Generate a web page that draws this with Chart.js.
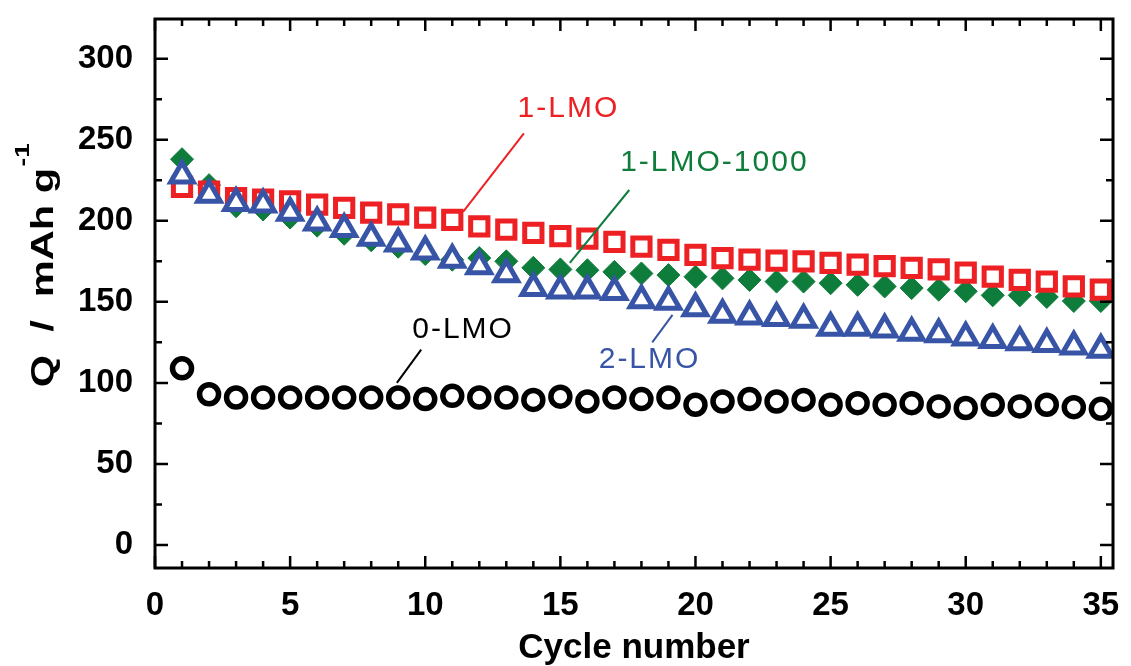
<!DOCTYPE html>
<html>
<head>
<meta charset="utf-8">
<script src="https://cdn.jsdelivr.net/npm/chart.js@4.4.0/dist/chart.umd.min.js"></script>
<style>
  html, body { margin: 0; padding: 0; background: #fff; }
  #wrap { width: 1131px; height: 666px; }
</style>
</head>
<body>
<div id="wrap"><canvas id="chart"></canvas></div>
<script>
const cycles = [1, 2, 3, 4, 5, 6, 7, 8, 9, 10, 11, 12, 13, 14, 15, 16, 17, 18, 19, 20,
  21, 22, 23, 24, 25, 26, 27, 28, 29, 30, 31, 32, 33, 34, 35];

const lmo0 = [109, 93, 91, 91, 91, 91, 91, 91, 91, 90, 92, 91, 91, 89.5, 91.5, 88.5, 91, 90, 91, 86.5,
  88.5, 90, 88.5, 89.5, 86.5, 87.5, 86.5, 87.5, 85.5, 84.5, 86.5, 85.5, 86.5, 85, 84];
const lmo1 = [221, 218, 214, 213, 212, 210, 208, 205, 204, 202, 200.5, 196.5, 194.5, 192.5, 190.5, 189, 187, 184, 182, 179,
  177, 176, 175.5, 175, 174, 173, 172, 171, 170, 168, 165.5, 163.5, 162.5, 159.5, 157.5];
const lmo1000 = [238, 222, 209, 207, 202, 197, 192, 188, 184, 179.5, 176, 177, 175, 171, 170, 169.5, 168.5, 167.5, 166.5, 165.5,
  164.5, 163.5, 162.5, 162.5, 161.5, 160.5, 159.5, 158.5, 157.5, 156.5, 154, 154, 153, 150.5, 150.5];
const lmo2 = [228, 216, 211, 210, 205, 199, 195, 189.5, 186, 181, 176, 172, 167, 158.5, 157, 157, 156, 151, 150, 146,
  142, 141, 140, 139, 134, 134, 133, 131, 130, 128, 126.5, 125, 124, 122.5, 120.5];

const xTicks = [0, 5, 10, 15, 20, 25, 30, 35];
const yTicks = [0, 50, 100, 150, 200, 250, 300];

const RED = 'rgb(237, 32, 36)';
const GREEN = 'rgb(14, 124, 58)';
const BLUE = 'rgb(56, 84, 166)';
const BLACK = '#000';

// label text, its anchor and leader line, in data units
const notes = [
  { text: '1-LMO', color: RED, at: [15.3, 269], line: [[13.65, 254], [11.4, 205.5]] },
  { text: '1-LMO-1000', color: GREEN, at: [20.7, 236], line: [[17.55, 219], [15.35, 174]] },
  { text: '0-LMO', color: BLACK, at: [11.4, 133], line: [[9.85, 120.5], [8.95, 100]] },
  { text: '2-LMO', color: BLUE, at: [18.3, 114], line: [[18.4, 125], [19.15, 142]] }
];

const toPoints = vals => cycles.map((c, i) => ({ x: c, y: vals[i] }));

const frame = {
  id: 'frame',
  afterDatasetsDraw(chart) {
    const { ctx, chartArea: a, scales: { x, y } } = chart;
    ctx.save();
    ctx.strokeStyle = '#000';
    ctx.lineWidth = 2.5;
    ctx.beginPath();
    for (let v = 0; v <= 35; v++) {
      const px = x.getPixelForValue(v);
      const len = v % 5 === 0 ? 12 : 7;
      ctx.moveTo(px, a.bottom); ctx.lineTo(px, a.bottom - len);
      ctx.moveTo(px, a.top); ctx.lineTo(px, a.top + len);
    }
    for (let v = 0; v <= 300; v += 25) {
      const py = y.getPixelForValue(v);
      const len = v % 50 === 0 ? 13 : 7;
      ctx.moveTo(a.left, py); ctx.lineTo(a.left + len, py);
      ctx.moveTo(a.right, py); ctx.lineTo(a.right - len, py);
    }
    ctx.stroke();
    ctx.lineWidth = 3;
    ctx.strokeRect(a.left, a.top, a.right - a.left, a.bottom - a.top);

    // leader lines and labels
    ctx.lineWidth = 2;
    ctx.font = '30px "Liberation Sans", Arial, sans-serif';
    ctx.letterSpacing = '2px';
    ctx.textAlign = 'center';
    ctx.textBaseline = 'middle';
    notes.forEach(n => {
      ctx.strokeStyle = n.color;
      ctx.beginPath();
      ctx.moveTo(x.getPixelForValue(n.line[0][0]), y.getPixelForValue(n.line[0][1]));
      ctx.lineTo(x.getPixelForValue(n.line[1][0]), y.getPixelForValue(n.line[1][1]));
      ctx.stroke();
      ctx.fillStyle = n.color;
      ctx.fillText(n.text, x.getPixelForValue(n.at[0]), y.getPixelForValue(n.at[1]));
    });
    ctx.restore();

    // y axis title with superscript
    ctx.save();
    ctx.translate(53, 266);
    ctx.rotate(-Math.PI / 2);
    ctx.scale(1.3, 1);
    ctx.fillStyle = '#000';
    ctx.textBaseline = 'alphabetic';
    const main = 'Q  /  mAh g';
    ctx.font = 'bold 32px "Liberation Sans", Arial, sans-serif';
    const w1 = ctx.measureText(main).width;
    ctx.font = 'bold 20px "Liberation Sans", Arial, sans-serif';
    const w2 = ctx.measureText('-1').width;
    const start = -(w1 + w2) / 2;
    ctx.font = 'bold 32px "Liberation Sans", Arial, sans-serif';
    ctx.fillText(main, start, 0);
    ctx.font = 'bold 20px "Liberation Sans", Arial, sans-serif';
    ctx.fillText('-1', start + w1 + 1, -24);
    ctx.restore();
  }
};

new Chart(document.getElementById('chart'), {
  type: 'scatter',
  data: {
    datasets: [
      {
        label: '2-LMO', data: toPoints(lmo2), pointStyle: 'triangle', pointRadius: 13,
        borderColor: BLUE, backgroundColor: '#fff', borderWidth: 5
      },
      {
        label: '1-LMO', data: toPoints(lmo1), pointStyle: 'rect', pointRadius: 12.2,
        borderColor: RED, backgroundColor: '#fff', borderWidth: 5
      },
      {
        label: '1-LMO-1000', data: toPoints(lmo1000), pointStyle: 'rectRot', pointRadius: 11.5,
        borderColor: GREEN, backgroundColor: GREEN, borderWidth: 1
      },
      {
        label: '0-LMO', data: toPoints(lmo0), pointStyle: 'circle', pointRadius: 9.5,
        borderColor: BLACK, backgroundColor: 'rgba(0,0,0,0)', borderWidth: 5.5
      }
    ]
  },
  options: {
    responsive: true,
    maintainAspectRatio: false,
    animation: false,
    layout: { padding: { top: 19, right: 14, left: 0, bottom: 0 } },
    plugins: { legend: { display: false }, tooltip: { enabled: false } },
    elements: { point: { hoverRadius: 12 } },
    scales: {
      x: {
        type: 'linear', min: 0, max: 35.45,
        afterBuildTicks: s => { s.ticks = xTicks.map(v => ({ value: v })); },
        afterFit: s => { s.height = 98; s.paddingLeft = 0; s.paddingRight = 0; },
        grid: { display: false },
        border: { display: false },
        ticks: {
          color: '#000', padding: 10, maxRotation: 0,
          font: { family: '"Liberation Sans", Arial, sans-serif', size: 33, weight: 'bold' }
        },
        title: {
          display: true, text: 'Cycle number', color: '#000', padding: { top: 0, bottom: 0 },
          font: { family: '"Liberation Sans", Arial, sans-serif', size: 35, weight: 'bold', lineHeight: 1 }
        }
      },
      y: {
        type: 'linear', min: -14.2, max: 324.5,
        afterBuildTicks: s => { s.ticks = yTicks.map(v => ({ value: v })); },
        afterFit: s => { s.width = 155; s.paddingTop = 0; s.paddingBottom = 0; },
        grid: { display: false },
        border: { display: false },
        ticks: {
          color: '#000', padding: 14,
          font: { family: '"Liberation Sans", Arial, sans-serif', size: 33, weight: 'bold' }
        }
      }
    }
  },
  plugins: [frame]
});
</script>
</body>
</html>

---

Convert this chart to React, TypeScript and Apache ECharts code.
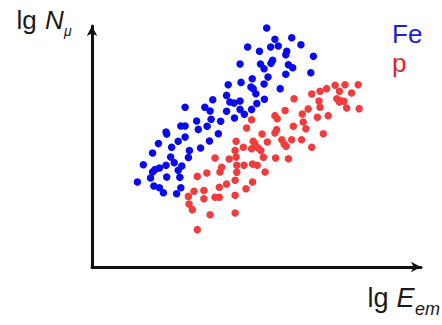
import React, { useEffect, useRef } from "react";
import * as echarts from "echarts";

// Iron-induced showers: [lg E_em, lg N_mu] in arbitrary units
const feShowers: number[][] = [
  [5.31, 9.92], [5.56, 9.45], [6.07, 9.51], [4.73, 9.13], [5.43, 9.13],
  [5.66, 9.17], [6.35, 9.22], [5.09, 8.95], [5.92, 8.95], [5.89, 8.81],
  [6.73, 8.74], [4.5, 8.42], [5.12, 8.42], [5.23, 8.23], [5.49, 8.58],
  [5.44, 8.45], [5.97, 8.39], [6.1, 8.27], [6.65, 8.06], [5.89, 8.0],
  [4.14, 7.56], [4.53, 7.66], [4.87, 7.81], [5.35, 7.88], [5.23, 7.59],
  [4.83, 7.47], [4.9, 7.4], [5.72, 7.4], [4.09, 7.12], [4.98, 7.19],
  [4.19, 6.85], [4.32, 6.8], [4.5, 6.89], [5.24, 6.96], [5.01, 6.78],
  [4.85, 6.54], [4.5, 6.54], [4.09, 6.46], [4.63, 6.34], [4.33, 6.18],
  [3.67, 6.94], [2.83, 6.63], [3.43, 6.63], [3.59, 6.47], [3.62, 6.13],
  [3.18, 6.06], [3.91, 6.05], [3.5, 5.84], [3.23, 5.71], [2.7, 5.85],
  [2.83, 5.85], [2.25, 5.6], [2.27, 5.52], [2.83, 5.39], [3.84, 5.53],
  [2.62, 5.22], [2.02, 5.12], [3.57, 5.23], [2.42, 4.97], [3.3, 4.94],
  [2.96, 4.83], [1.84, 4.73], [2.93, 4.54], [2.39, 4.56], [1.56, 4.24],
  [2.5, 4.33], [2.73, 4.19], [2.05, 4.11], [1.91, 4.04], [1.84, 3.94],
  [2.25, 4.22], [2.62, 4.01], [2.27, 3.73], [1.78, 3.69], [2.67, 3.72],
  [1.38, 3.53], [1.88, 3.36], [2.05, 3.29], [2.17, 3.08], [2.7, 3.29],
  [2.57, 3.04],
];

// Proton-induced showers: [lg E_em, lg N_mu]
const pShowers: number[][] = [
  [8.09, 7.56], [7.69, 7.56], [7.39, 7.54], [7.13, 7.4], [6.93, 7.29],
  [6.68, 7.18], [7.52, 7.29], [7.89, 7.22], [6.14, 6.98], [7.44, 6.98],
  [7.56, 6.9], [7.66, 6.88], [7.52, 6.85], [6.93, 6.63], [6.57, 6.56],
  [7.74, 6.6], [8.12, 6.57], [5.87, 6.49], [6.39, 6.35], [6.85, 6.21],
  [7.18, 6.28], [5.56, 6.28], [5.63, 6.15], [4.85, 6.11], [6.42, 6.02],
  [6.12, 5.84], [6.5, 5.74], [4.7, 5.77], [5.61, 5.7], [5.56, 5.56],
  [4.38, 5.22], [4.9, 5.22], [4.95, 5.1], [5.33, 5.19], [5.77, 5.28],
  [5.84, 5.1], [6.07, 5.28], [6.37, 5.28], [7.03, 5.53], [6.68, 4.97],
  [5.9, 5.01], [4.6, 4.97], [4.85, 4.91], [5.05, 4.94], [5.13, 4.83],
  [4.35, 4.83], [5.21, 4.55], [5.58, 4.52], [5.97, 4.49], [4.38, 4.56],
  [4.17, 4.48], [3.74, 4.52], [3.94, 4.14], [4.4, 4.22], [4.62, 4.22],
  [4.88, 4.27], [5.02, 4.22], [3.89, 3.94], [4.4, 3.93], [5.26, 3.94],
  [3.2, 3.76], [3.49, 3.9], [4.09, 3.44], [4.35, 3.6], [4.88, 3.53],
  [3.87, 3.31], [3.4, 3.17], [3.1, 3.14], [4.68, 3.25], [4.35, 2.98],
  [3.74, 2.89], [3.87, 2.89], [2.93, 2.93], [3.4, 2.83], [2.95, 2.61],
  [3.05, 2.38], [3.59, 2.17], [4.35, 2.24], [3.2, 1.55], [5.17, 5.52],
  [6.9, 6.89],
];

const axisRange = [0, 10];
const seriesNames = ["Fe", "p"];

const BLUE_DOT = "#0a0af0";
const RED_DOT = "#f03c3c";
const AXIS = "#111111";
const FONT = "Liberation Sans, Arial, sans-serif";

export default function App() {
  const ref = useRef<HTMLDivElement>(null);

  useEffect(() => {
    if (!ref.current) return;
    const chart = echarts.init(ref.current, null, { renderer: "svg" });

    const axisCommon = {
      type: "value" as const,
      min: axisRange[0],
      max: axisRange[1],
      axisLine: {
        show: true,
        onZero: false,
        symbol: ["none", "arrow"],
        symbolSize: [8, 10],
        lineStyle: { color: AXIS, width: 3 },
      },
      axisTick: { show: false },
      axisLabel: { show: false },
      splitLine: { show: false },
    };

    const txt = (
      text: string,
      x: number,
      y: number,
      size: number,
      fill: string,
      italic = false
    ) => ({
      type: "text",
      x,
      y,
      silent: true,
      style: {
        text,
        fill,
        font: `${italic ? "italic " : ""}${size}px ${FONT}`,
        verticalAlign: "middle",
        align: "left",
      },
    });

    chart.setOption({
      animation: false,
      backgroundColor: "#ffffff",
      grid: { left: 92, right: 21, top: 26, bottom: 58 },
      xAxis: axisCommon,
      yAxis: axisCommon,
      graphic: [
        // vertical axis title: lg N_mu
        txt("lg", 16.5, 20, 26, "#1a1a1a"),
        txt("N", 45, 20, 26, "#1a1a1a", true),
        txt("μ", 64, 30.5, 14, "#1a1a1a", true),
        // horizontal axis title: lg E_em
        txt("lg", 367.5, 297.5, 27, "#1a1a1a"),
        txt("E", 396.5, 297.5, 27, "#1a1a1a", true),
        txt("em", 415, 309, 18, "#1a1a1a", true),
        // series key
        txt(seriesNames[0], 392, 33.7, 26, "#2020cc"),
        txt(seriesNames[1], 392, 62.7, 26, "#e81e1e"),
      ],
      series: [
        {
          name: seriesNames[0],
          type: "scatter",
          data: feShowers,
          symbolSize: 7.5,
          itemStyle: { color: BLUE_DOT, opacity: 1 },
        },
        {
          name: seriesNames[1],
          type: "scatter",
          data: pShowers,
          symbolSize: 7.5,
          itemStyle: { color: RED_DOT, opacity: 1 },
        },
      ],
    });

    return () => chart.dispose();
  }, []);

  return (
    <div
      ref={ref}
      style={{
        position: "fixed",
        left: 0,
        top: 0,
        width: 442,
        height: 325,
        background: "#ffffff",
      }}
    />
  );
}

...

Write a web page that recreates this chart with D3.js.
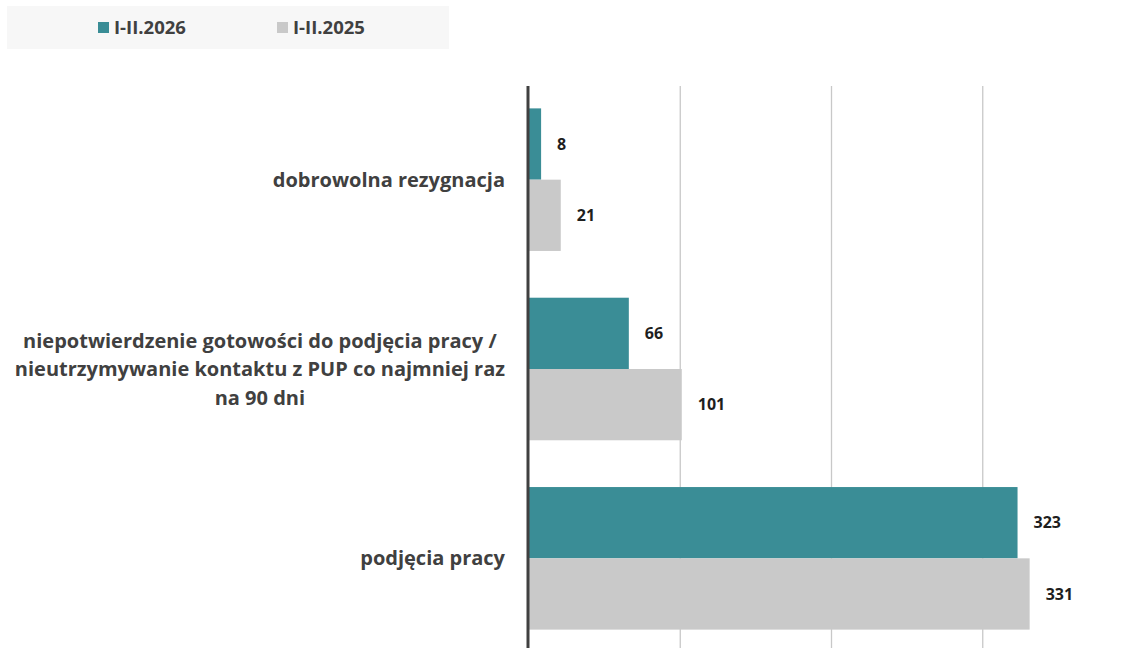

## Set problem:
Only lines holding the string "that" are wanted; gather each one from the entries above.

## Finished answer:
Generate a web page that draws this with Chart.js.
Write a web page that recreates this chart with D3.js.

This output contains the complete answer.